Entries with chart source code
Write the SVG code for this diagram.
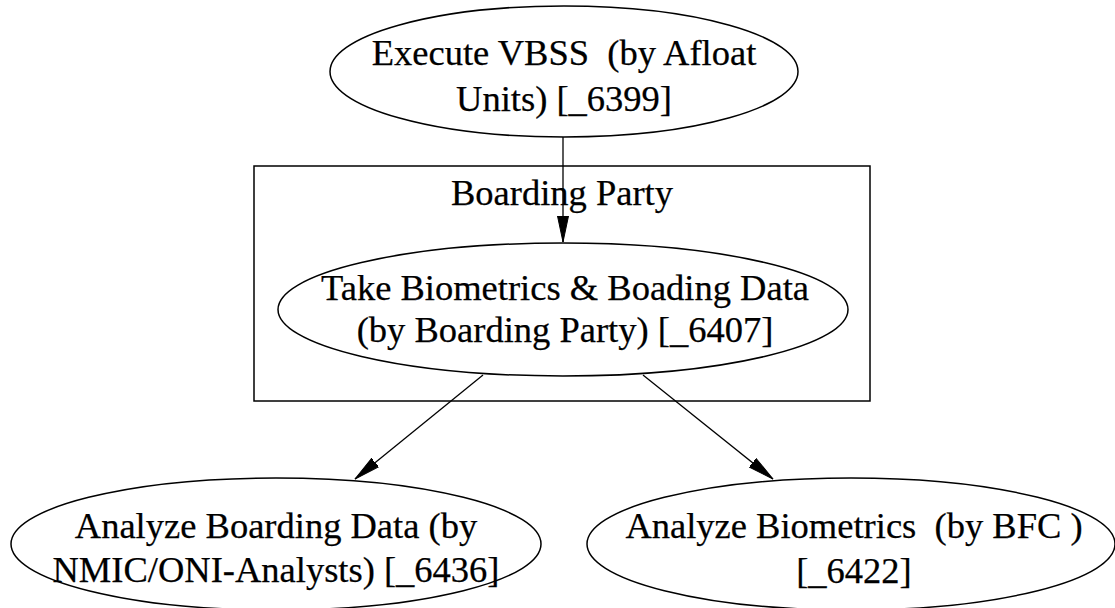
<svg xmlns="http://www.w3.org/2000/svg" width="1115" height="608" viewBox="0 0 1115 608">
<style>
  .bg { fill: #ffffff; }
  .node ellipse { fill: none; stroke: #000; stroke-width: 1.5; }
  .cluster rect { fill: none; stroke: #000; stroke-width: 1.5; }
  text { font-family: "Liberation Serif", "Times New Roman", serif; font-size: 36.5px; fill: #000; stroke: #000; stroke-width: 0.25; text-anchor: middle; white-space: pre; }
  .edges line { stroke: #000; stroke-width: 1.3; marker-end: url(#arrow); }
</style>
<defs>
  <marker id="arrow" markerUnits="userSpaceOnUse" markerWidth="28" markerHeight="14" refX="26" refY="6" orient="auto">
    <path d="M0,0.5 L26,6 L0,11.5 Z" fill="#000" stroke="#000" stroke-width="1"/>
  </marker>
</defs>
<rect class="bg" x="0" y="0" width="1115" height="608"/>
<g id="cluster_boarding_party" class="cluster">
  <rect x="254" y="166" width="616" height="235"/>
  <text x="562" y="205">Boarding Party</text>
</g>
<g id="node_6399" class="node">
  <ellipse cx="564" cy="71.5" rx="234" ry="65.5"/>
  <text x="564" y="65" xml:space="preserve">Execute VBSS  (by Afloat</text>
  <text x="564" y="111">Units) [_6399]</text>
</g>
<g id="node_6407" class="node">
  <ellipse cx="563" cy="309.5" rx="285" ry="66.5"/>
  <text x="565" y="300">Take Biometrics &amp; Boading Data</text>
  <text x="565" y="342">(by Boarding Party) [_6407]</text>
</g>
<g id="node_6436" class="node">
  <ellipse cx="276" cy="544" rx="265" ry="66"/>
  <text x="276" y="538">Analyze Boarding Data (by</text>
  <text x="276" y="582">NMIC/ONI-Analysts) [_6436]</text>
</g>
<g id="node_6422" class="node">
  <ellipse cx="851" cy="544" rx="264" ry="66"/>
  <text x="854" y="538" xml:space="preserve">Analyze Biometrics  (by BFC )</text>
  <text x="854" y="583">[_6422]</text>
</g>
<g id="edges" class="edges">
  <line x1="563" y1="137" x2="563" y2="242"/>
  <line x1="483" y1="375" x2="355" y2="479"/>
  <line x1="643" y1="375" x2="773" y2="479"/>
</g>
</svg>
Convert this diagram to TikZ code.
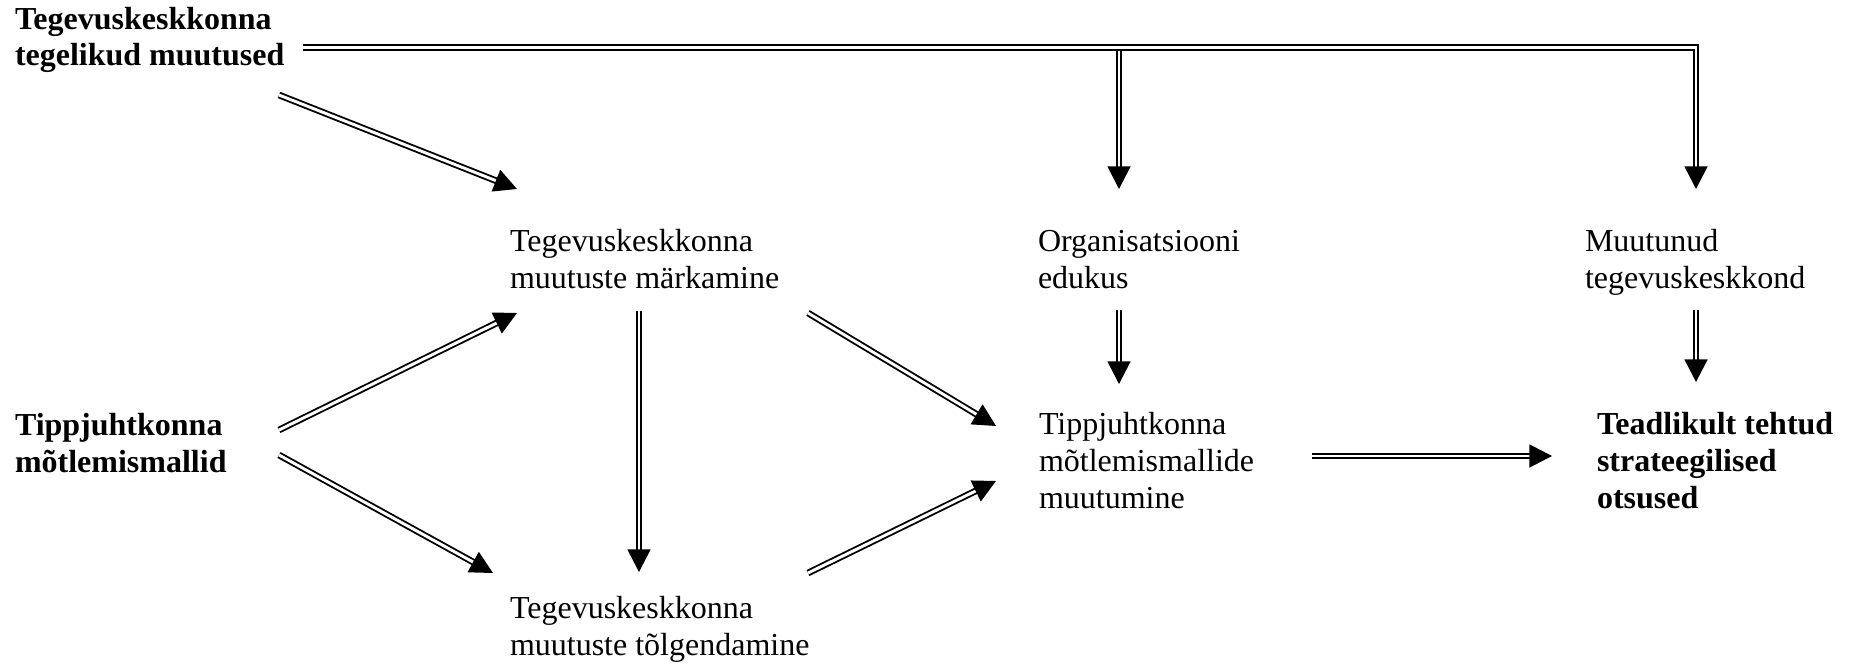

[Exercise objective]
Write out the listing word for word, omitting the pictures it holds.

[Task result]
Write the SVG code for this diagram.
<svg xmlns="http://www.w3.org/2000/svg" width="1115" height="608" viewBox="0 0 1115 608">
<style>
  .bg { fill: #ffffff; }
  .node ellipse { fill: none; stroke: #000; stroke-width: 1.5; }
  .cluster rect { fill: none; stroke: #000; stroke-width: 1.5; }
  text { font-family: "Liberation Serif", "Times New Roman", serif; font-size: 36.5px; fill: #000; stroke: #000; stroke-width: 0.25; text-anchor: middle; white-space: pre; }
  .edges line { stroke: #000; stroke-width: 1.3; marker-end: url(#arrow); }
</style>
<defs>
  <marker id="arrow" markerUnits="userSpaceOnUse" markerWidth="28" markerHeight="14" refX="26" refY="6" orient="auto">
    <path d="M0,0.5 L26,6 L0,11.5 Z" fill="#000" stroke="#000" stroke-width="1"/>
  </marker>
</defs>
<rect class="bg" x="0" y="0" width="1115" height="608"/>
<g id="cluster_boarding_party" class="cluster">
  <rect x="254" y="166" width="616" height="235"/>
  <text x="562" y="205">Boarding Party</text>
</g>
<g id="node_6399" class="node">
  <ellipse cx="564" cy="71.5" rx="234" ry="65.5"/>
  <text x="564" y="65" xml:space="preserve">Execute VBSS  (by Afloat</text>
  <text x="564" y="111">Units) [_6399]</text>
</g>
<g id="node_6407" class="node">
  <ellipse cx="563" cy="309.5" rx="285" ry="66.5"/>
  <text x="565" y="300">Take Biometrics &amp; Boading Data</text>
  <text x="565" y="342">(by Boarding Party) [_6407]</text>
</g>
<g id="node_6436" class="node">
  <ellipse cx="276" cy="544" rx="265" ry="66"/>
  <text x="276" y="538">Analyze Boarding Data (by</text>
  <text x="276" y="582">NMIC/ONI-Analysts) [_6436]</text>
</g>
<g id="node_6422" class="node">
  <ellipse cx="851" cy="544" rx="264" ry="66"/>
  <text x="854" y="538" xml:space="preserve">Analyze Biometrics  (by BFC )</text>
  <text x="854" y="583">[_6422]</text>
</g>
<g id="edges" class="edges">
  <line x1="563" y1="137" x2="563" y2="242"/>
  <line x1="483" y1="375" x2="355" y2="479"/>
  <line x1="643" y1="375" x2="773" y2="479"/>
</g>
</svg>
Convert this diagram to TikZ code.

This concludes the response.